Chinesische Widersprüchlichkeiten gegenüber Nordkorea

PEKING – Die von WikiLeaks veröffentlichten amerikanischen Depeschen aus den Jahren 2004 bis 2010 enthalten einiges Material über Chinas Politik gegenüber Nordkorea. Aus diesen Unterlagen geht angeblich hervor, China sei bereit, eine Wiedervereinigung Koreas zugunsten Südkoreas zu akzeptieren. Es ist fast unmöglich, dieser Behauptung Glauben zu schenken,  steht sie doch in krassem Widerspruch zu Chinas Politik. Weder hat man Nordkorea für die Versenkung des südkoreanischen Kriegsschiffs Cheonan im März noch für den jüngsten Artillerieangriff auf die südkoreanische Insel Yeonpyeong offen verurteilt.

Und statt Nordkorea aufzufordern, seiner verhängnisvollen Politik abzuschwören, verlangte die chinesische Führung Notfallkonsultationen unter Teilnahme der USA, Japan, Russland, China, der Vereinten Nationen und Südkorea. Keine dieser Aktivitäten deutet auf eine Bereitschaft hin, das nordkoreanische Regime den Preis zahlen zu lassen, den es für seine Provokationen verdient.

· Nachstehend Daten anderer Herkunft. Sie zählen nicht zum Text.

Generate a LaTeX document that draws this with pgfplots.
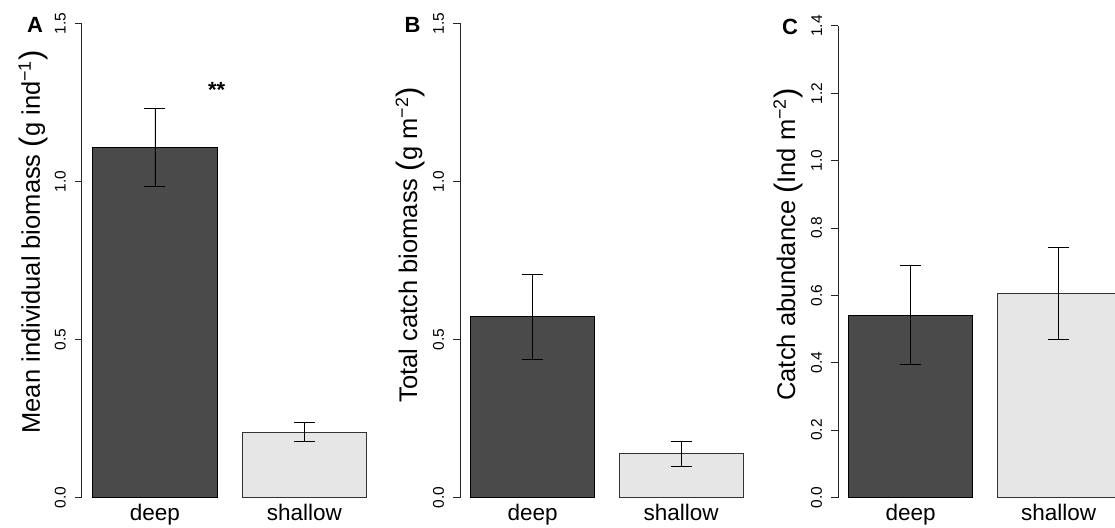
\documentclass[border=0pt]{standalone}
\usepackage{pgfplots}
\pgfplotsset{compat=1.18}
\usepackage{fontspec}
\setmainfont{Liberation Sans}

\definecolor{deepfill}{HTML}{4A4A4A}
\definecolor{shallowfill}{HTML}{E6E6E6}

\pgfplotsset{
  barpanel/.style={
    scale only axis,
    anchor=south west,
    xmin=0.112, xmax=2.488,
    ymin=0,
    clip=false,
    axis y line*=left,
    axis x line*=bottom,
    x axis line style={draw=none},
    xtick style={draw=none},
    y axis line style={line width=0.8pt, black!85},
    ytick style={line width=0.8pt, black!85},
    tick align=outside,
    major tick length=6.7pt,
    xtick={0.7,1.9},
    xticklabels={deep,shallow},
    xticklabel style={font=\fontsize{22.5}{26}\selectfont, anchor=base, inner sep=0pt, yshift=-16.5pt},
    yticklabel shift=9pt,
    yticklabel={\fontsize{15.5}{18}\selectfont\pgfmathprintnumber[fixed, fixed zerofill, precision=1, assume math mode=true]{\tick}},
    every y tick label/.style={rotate=90, anchor=south, inner sep=0pt},
  },
  barerr/.style={
    error bars/.cd, y dir=both, y explicit,
    error bar style={line width=0.8pt, black},
    error mark options={rotate=90, line width=0.8pt, mark size=10.5pt, black}},
  deepbar/.style={ybar, bar width=1, bar shift=0pt, mark=none, fill=deepfill, draw=black, line width=0.8pt, barerr},
  shallowbar/.style={ybar, bar width=1, bar shift=0pt, mark=none, fill=shallowfill, draw=black!80, line width=0.8pt, barerr},
}

\newcommand{\bigparen}[1]{{\fontsize{31}{31}\selectfont\raisebox{-1.5pt}{#1}}}

\begin{document}
\begin{tikzpicture}

% Panel A
\begin{axis}[barpanel,
  at={(81.7pt,29.5pt)}, width=295.8pt, height=474.2pt,
  ymax=1.5, ytick={0,0.5,1,1.5},
  ylabel={Mean individual biomass \bigparen{(}g ind\textsuperscript{−1}\bigparen{)}},
  every axis y label/.style={at={(axis description cs:-0.141,0.539)}, rotate=90, anchor=base, font=\fontsize{25.5}{30}\selectfont},
]
\addplot[deepbar] coordinates {(0.7,1.108) +- (0,0.124)};
\addplot[shallowbar] coordinates {(1.9,0.207) +- (0,0.030)};
\end{axis}

% Panel B
\begin{axis}[barpanel,
  at={(460pt,29.5pt)}, width=293.9pt, height=474.2pt,
  ymax=1.5, ytick={0,0.5,1,1.5},
  ylabel={Total catch biomass \bigparen{(}g m\textsuperscript{−2}\bigparen{)}},
  every axis y label/.style={at={(axis description cs:-0.146,0.533)}, rotate=90, anchor=base, font=\fontsize{25.5}{30}\selectfont},
]
\addplot[deepbar] coordinates {(0.7,0.572) +- (0,0.135)};
\addplot[shallowbar] coordinates {(1.9,0.138) +- (0,0.040)};
\end{axis}

% Panel C
\begin{axis}[barpanel,
  at={(838pt,29.5pt)}, width=293.2pt, height=471.6pt,
  ymax=1.4, ytick={0,0.2,0.4,0.6,0.8,1.0,1.2,1.4},
  ylabel={Catch abundance \bigparen{(}Ind m\textsuperscript{−2}\bigparen{)}},
  every axis y label/.style={at={(axis description cs:-0.1467,0.5365)}, rotate=90, anchor=base, font=\fontsize{25.5}{30}\selectfont},
]
\addplot[deepbar] coordinates {(0.7,0.542) +- (0,0.147)};
\addplot[shallowbar] coordinates {(1.9,0.606) +- (0,0.137)};
\end{axis}

% panel letters and significance mark
\node[font=\fontsize{22}{26}\selectfont\bfseries] at (35pt,502pt) {A};
\node[font=\fontsize{22}{26}\selectfont\bfseries] at (412.5pt,502pt) {B};
\node[font=\fontsize{22}{26}\selectfont\bfseries] at (790pt,500.5pt) {C};
\node[font=\fontsize{22}{26}\selectfont\bfseries, anchor=base, inner sep=0pt] at (216.7pt,429pt) {**};

\pgfresetboundingbox
\path[use as bounding box] (0,0) rectangle (1115pt,527pt);
\end{tikzpicture}
\end{document}
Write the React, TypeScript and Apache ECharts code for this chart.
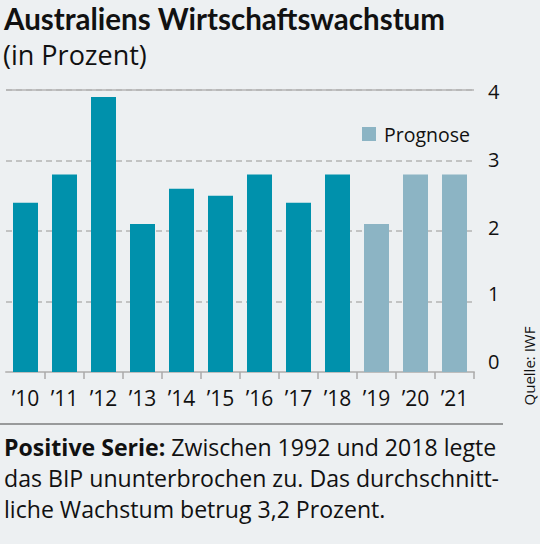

Warum also weist China Nordkorea nicht entschiedener in die Schranken? Die gängige Meinung dazu ist, dass China Nordkorea nicht als Puffer zwischen sich und dem US-Militär in Südkorea verlieren möchte. Deshalb tut China was es tun muss und unterstützt die Familiendynastie Kim, um zu verhindern dass sich die beiden Koreas zu den Bedingungen Südkoreas wiedervereinen. Die Kontroverse besteht aus chinesischer Sicht nicht in der Frage einer koreanische Wiedervereinigung – wenige in Peking glauben, dass es letzten Endes anders ausgeht – sondern darin, bis zu welchem Grad diese Wiedervereinigung ohne Beschädigung der chinesischen Sicherheitsbedenken erreicht wird.